WHAT TO PRODUCE
Return the material word for word. Do not include the pictures.

____________

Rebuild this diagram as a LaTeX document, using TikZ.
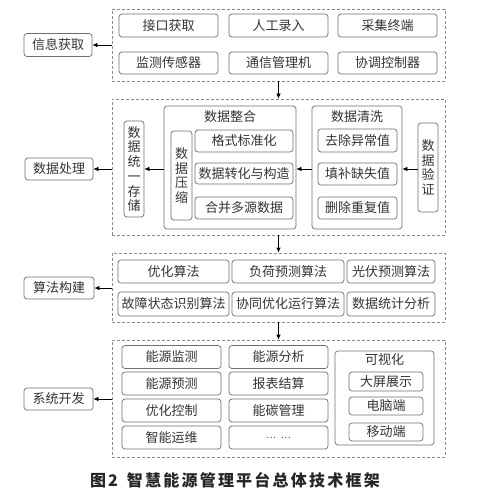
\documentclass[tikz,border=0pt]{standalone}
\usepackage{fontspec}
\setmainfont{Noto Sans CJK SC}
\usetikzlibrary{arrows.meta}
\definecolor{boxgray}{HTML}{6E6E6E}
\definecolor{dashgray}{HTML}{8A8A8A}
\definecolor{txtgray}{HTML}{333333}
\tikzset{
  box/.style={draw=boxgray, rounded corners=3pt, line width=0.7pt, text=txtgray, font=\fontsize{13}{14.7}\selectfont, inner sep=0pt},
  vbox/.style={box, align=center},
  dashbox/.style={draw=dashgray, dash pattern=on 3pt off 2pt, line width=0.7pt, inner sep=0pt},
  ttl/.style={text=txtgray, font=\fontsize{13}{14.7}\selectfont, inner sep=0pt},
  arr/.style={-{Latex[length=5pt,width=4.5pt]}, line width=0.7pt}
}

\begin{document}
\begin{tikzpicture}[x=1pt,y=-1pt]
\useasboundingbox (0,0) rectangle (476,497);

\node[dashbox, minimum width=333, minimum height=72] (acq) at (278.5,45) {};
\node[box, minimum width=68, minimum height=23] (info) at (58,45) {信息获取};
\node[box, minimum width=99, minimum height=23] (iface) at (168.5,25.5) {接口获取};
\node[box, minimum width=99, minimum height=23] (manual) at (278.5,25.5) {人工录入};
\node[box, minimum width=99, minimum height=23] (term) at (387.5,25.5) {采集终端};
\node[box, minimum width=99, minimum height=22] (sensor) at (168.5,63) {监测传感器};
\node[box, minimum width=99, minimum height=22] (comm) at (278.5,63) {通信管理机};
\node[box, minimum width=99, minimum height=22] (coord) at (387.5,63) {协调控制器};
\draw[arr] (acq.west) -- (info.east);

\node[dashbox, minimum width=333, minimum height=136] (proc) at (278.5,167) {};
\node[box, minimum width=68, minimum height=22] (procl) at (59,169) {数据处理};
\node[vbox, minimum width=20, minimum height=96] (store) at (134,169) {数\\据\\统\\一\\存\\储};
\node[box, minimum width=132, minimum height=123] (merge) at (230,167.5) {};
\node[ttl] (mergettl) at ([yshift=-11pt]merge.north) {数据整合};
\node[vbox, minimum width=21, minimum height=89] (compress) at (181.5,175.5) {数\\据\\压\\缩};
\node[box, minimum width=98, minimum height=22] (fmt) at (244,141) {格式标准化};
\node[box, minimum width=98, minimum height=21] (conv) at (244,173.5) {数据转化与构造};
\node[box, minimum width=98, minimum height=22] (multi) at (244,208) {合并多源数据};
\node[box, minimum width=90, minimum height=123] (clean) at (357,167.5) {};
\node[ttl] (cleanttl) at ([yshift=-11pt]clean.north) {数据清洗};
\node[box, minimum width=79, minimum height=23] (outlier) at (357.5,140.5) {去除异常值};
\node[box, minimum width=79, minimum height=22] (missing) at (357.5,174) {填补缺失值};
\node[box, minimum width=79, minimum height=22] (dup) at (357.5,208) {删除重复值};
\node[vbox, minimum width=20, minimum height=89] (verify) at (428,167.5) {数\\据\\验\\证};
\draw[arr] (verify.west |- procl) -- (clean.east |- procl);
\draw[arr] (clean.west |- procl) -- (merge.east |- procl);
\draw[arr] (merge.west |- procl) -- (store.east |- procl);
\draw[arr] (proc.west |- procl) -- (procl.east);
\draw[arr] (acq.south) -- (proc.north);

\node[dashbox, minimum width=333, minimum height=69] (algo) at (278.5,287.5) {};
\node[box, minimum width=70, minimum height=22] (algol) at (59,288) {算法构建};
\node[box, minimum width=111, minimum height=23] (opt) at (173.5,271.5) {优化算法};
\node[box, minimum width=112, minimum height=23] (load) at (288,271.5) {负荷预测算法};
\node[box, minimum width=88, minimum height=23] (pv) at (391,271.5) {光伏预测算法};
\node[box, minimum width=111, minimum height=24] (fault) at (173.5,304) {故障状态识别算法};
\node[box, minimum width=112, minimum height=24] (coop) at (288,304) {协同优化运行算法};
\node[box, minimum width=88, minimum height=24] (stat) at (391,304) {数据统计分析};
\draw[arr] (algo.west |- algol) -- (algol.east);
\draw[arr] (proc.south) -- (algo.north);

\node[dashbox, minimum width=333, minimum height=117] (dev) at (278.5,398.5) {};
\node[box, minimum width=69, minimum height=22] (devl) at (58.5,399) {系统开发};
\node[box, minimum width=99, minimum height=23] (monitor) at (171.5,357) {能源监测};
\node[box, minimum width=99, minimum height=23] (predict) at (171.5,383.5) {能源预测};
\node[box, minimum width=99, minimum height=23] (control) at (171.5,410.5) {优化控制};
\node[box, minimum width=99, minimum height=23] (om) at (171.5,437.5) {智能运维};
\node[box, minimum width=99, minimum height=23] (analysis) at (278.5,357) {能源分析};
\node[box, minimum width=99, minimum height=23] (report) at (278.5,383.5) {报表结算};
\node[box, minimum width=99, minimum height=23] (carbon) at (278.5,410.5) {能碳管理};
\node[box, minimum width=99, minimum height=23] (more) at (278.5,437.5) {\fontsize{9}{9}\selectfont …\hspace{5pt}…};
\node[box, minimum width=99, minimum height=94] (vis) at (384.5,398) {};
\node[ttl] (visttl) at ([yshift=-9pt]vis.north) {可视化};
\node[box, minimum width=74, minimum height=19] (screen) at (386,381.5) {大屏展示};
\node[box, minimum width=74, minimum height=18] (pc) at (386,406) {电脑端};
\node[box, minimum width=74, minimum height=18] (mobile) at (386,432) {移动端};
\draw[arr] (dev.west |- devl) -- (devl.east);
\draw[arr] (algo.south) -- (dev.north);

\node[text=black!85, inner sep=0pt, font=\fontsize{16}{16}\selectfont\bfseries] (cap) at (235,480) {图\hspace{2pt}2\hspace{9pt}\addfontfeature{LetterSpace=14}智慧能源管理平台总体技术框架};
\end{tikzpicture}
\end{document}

____________

ANSWER TO THE TASK
Rebuild this diagram as a LaTeX document, using TikZ.
\documentclass[tikz,border=0pt]{standalone}
\usepackage{fontspec}
\setmainfont{Noto Sans CJK SC}
\usetikzlibrary{arrows.meta}
\definecolor{boxgray}{HTML}{6E6E6E}
\definecolor{dashgray}{HTML}{8A8A8A}
\definecolor{txtgray}{HTML}{333333}
\tikzset{
  box/.style={draw=boxgray, rounded corners=3pt, line width=0.7pt, text=txtgray, font=\fontsize{13}{14.7}\selectfont, inner sep=0pt},
  vbox/.style={box, align=center},
  dashbox/.style={draw=dashgray, dash pattern=on 3pt off 2pt, line width=0.7pt, inner sep=0pt},
  ttl/.style={text=txtgray, font=\fontsize{13}{14.7}\selectfont, inner sep=0pt},
  arr/.style={-{Latex[length=5pt,width=4.5pt]}, line width=0.7pt}
}

\begin{document}
\begin{tikzpicture}[x=1pt,y=-1pt]
\useasboundingbox (0,0) rectangle (476,497);

\node[dashbox, minimum width=333, minimum height=72] (acq) at (278.5,45) {};
\node[box, minimum width=68, minimum height=23] (info) at (58,45) {信息获取};
\node[box, minimum width=99, minimum height=23] (iface) at (168.5,25.5) {接口获取};
\node[box, minimum width=99, minimum height=23] (manual) at (278.5,25.5) {人工录入};
\node[box, minimum width=99, minimum height=23] (term) at (387.5,25.5) {采集终端};
\node[box, minimum width=99, minimum height=22] (sensor) at (168.5,63) {监测传感器};
\node[box, minimum width=99, minimum height=22] (comm) at (278.5,63) {通信管理机};
\node[box, minimum width=99, minimum height=22] (coord) at (387.5,63) {协调控制器};
\draw[arr] (acq.west) -- (info.east);

\node[dashbox, minimum width=333, minimum height=136] (proc) at (278.5,167) {};
\node[box, minimum width=68, minimum height=22] (procl) at (59,169) {数据处理};
\node[vbox, minimum width=20, minimum height=96] (store) at (134,169) {数\\据\\统\\一\\存\\储};
\node[box, minimum width=132, minimum height=123] (merge) at (230,167.5) {};
\node[ttl] (mergettl) at ([yshift=-11pt]merge.north) {数据整合};
\node[vbox, minimum width=21, minimum height=89] (compress) at (181.5,175.5) {数\\据\\压\\缩};
\node[box, minimum width=98, minimum height=22] (fmt) at (244,141) {格式标准化};
\node[box, minimum width=98, minimum height=21] (conv) at (244,173.5) {数据转化与构造};
\node[box, minimum width=98, minimum height=22] (multi) at (244,208) {合并多源数据};
\node[box, minimum width=90, minimum height=123] (clean) at (357,167.5) {};
\node[ttl] (cleanttl) at ([yshift=-11pt]clean.north) {数据清洗};
\node[box, minimum width=79, minimum height=23] (outlier) at (357.5,140.5) {去除异常值};
\node[box, minimum width=79, minimum height=22] (missing) at (357.5,174) {填补缺失值};
\node[box, minimum width=79, minimum height=22] (dup) at (357.5,208) {删除重复值};
\node[vbox, minimum width=20, minimum height=89] (verify) at (428,167.5) {数\\据\\验\\证};
\draw[arr] (verify.west |- procl) -- (clean.east |- procl);
\draw[arr] (clean.west |- procl) -- (merge.east |- procl);
\draw[arr] (merge.west |- procl) -- (store.east |- procl);
\draw[arr] (proc.west |- procl) -- (procl.east);
\draw[arr] (acq.south) -- (proc.north);

\node[dashbox, minimum width=333, minimum height=69] (algo) at (278.5,287.5) {};
\node[box, minimum width=70, minimum height=22] (algol) at (59,288) {算法构建};
\node[box, minimum width=111, minimum height=23] (opt) at (173.5,271.5) {优化算法};
\node[box, minimum width=112, minimum height=23] (load) at (288,271.5) {负荷预测算法};
\node[box, minimum width=88, minimum height=23] (pv) at (391,271.5) {光伏预测算法};
\node[box, minimum width=111, minimum height=24] (fault) at (173.5,304) {故障状态识别算法};
\node[box, minimum width=112, minimum height=24] (coop) at (288,304) {协同优化运行算法};
\node[box, minimum width=88, minimum height=24] (stat) at (391,304) {数据统计分析};
\draw[arr] (algo.west |- algol) -- (algol.east);
\draw[arr] (proc.south) -- (algo.north);

\node[dashbox, minimum width=333, minimum height=117] (dev) at (278.5,398.5) {};
\node[box, minimum width=69, minimum height=22] (devl) at (58.5,399) {系统开发};
\node[box, minimum width=99, minimum height=23] (monitor) at (171.5,357) {能源监测};
\node[box, minimum width=99, minimum height=23] (predict) at (171.5,383.5) {能源预测};
\node[box, minimum width=99, minimum height=23] (control) at (171.5,410.5) {优化控制};
\node[box, minimum width=99, minimum height=23] (om) at (171.5,437.5) {智能运维};
\node[box, minimum width=99, minimum height=23] (analysis) at (278.5,357) {能源分析};
\node[box, minimum width=99, minimum height=23] (report) at (278.5,383.5) {报表结算};
\node[box, minimum width=99, minimum height=23] (carbon) at (278.5,410.5) {能碳管理};
\node[box, minimum width=99, minimum height=23] (more) at (278.5,437.5) {\fontsize{9}{9}\selectfont …\hspace{5pt}…};
\node[box, minimum width=99, minimum height=94] (vis) at (384.5,398) {};
\node[ttl] (visttl) at ([yshift=-9pt]vis.north) {可视化};
\node[box, minimum width=74, minimum height=19] (screen) at (386,381.5) {大屏展示};
\node[box, minimum width=74, minimum height=18] (pc) at (386,406) {电脑端};
\node[box, minimum width=74, minimum height=18] (mobile) at (386,432) {移动端};
\draw[arr] (dev.west |- devl) -- (devl.east);
\draw[arr] (algo.south) -- (dev.north);

\node[text=black!85, inner sep=0pt, font=\fontsize{16}{16}\selectfont\bfseries] (cap) at (235,480) {图\hspace{2pt}2\hspace{9pt}\addfontfeature{LetterSpace=14}智慧能源管理平台总体技术框架};
\end{tikzpicture}
\end{document}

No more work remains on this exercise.